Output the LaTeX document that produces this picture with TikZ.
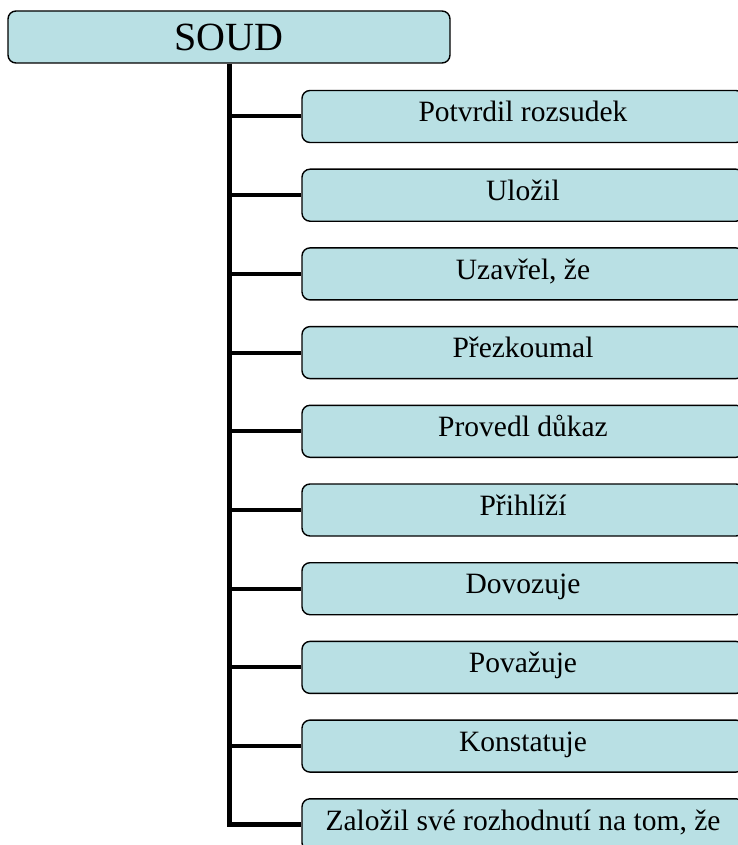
\documentclass[tikz,border=0pt]{standalone}
\usepackage{fontspec}
\setmainfont{Liberation Serif}
\usetikzlibrary{positioning}
\definecolor{boxfill}{RGB}{185,224,228}
\tikzset{
  headbox/.style={draw, line width=1.4pt, rounded corners=8pt, fill=boxfill,
    minimum width=442pt, minimum height=52pt, inner sep=0pt,
    font=\fontsize{40}{44}\selectfont, text height=27pt, text depth=0pt},
  itembox/.style={draw, line width=1.4pt, rounded corners=8pt, fill=boxfill,
    minimum width=442pt, minimum height=52pt, inner sep=0pt,
    font=\fontsize{29.5}{34}\selectfont, text height=19.5pt, text depth=9pt},
  branch/.style={line width=4pt},
  trunk/.style={line width=5pt, line join=miter}
}
\begin{document}
\begin{tikzpicture}[x=1pt, y=-1pt]
\useasboundingbox (0,0) rectangle (737,845);

% Head box
\node[headbox] (soud) at (229,37) {SOUD};

% Item boxes
\foreach \txt [count=\i from 0] in {Potvrdil rozsudek, Uložil, {Uzavřel, že},
    Přezkoumal, Provedl důkaz, Přihlíží, Dovozuje, Považuje, Konstatuje,
    {Založil své rozhodnutí na tom, že}}
  \node[itembox] (b\i) at (523,116.5+78.7*\i) {\txt};

% Trunk down to the last box
\draw[trunk] (soud.south) |- (b9.west);

% Branches from the trunk
\foreach \i in {0,...,8}
  \draw[branch] (soud.south |- b\i.west) -- (b\i.west);
\end{tikzpicture}
\end{document}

☆ ☆ ☆

**STATED EXERCISE:** Please restate the material above line by line, exactly, beginning at its first line and ending with the line that contains "(soud.south) |- (b9.west);", without any pictures.

**SOLUTION FOR THIS PROBLEM:**
Output the LaTeX document that produces this picture with TikZ.
\documentclass[tikz,border=0pt]{standalone}
\usepackage{fontspec}
\setmainfont{Liberation Serif}
\usetikzlibrary{positioning}
\definecolor{boxfill}{RGB}{185,224,228}
\tikzset{
  headbox/.style={draw, line width=1.4pt, rounded corners=8pt, fill=boxfill,
    minimum width=442pt, minimum height=52pt, inner sep=0pt,
    font=\fontsize{40}{44}\selectfont, text height=27pt, text depth=0pt},
  itembox/.style={draw, line width=1.4pt, rounded corners=8pt, fill=boxfill,
    minimum width=442pt, minimum height=52pt, inner sep=0pt,
    font=\fontsize{29.5}{34}\selectfont, text height=19.5pt, text depth=9pt},
  branch/.style={line width=4pt},
  trunk/.style={line width=5pt, line join=miter}
}
\begin{document}
\begin{tikzpicture}[x=1pt, y=-1pt]
\useasboundingbox (0,0) rectangle (737,845);

% Head box
\node[headbox] (soud) at (229,37) {SOUD};

% Item boxes
\foreach \txt [count=\i from 0] in {Potvrdil rozsudek, Uložil, {Uzavřel, že},
    Přezkoumal, Provedl důkaz, Přihlíží, Dovozuje, Považuje, Konstatuje,
    {Založil své rozhodnutí na tom, že}}
  \node[itembox] (b\i) at (523,116.5+78.7*\i) {\txt};

% Trunk down to the last box
\draw[trunk] (soud.south) |- (b9.west);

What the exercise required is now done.